Before you ask what the rush is to get it into bottles... well... i'm out of homebrew.
 
Sounds too soon to me.

Get a carboy to use as a secondary, not only will you get clearer beer that's better conditioned, it'll free up your bucket so you can get back to brewing.

If you can't swing a carboy right now a second bucket will still let you overlap batches.

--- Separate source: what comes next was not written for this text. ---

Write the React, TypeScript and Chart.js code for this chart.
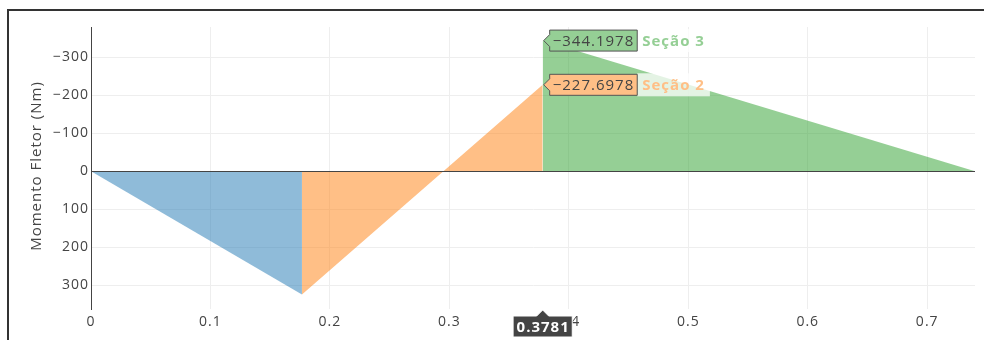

Otherwise, get to the store and buy some beer, you probably need some bottles anyway.
 
Ya, I would say to soon also. If your in a hurry, I guess you could back down on the priming sugar but who knows how much? You may could bottle it without priming sugar if you have enough residual sugar left but who knows what that magic number is....Plus there are some reprecussions from getting it off the yeast cake too quick also....Wait it out thats my opinion or as Barley has said get a carboy or secondary in a Keg.......Good luck
 
Barley-Davidson said:
Sounds too soon to me.

Get a carboy to use as a secondary, not only will you get clearer beer that's better conditioned, it'll free up your bucket so you can get back to brewing.

If you can't swing a carboy right now a second bucket will still let you overlap batches.

Otherwise, get to the store and buy some beer, you probably need some bottles anyway.


Yea, do that, but don't use a secondary for a hefe....keep the yeast. But yes, it is too soon to bottle.
 
corn suger + unfinished fermentation = bottle bombs! If there is absolutely no change after 2-3 days between gravity checks you're safe. Fermentations finish out much faster with temps in the low to mid 70's than 60-70 range.

Don't worry about enough yeast in your hefe bottles. Bottle conditioning will bring them right back
 
Don't bottle while the gravity is still changing. Cough up a few bucks & support your local microbrewery!